For the last couple days, my newest knitting project, a modular knit afghan, has taken over. I call it potato chip knitting because I can't seem to stop with one diamond. Which is a good thing, since I plan to give it to a family member for Christmas.
For a while now, I've had about 8 skeins of one variegated color (pebble) and 6 skeins of another (sand) of vintage dazzleaire which were given to me because family members think I must run a yarn orphanage. It's like the Island of Misfit yarns or something in my attic. This yarn was a prime candidate for stash reduction. Anyway, this is enough yarn for a large afghan, and while I really like working with wool, there is a lot to be said for making an afghan from yarn tough enough to survive a nuclear war. (Cockroaches and Dazzleaire, that's all that will be left). So I tried various ways to work around the variegation, but nothing really clicked. But when I was re-reading my Spin-Off magazine from Spring of 2006, the article on a modular afghan by Carol Huebscher Rhodes gave me an idea about how I could use this yarn. I changed the color pattern, because I only had two colors, not three, so my afghan has four variegated diamonds making up a larger diamond in a alternating pattern.

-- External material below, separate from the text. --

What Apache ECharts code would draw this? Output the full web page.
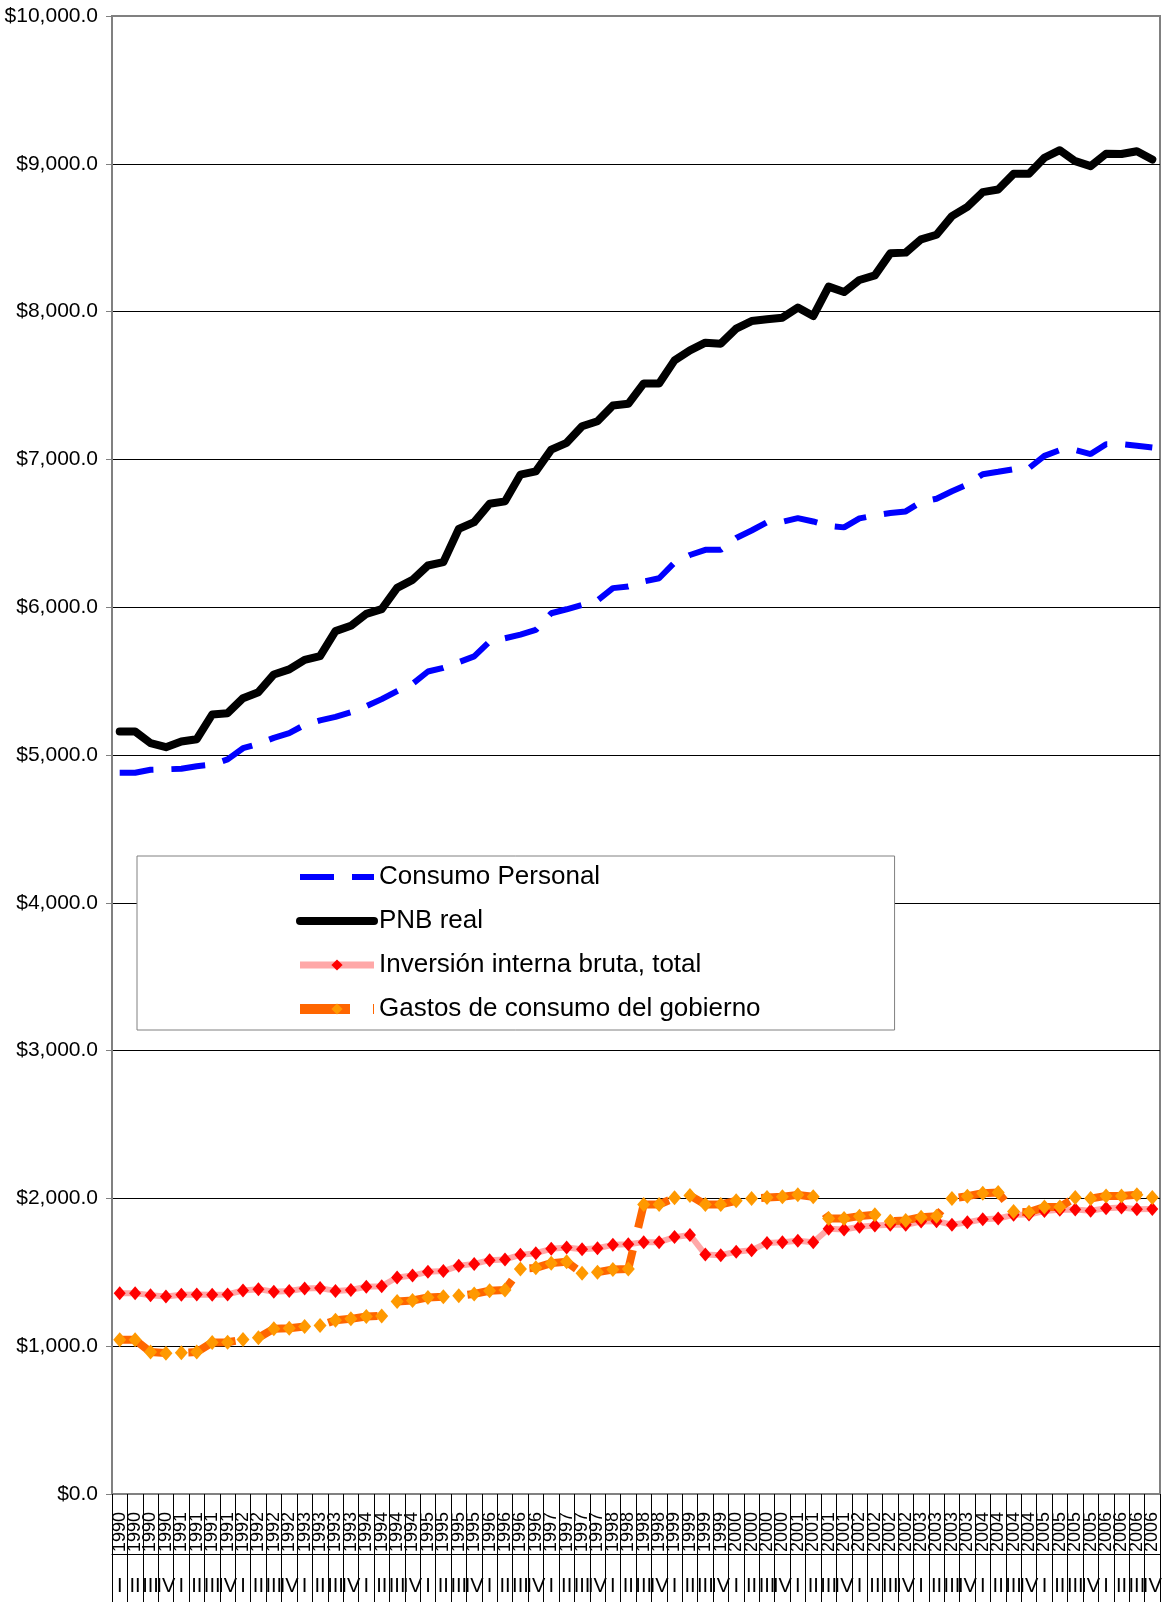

I really like the way this pattern is working up. The diamonds are making the variegation much more interesting. To me, it looks like a wood grain or I don't know, pebbles and sand. Whatever. Anyway I think if you keep your old fiber magazines , and leave yarn in your stash long enough, you just might get a serendipitous moment which leads to a christmas present and a cleared out box in the attic. That's why I find it very hard to throw out my Spin-off magazines, because you just never know when an idea might pop out at you!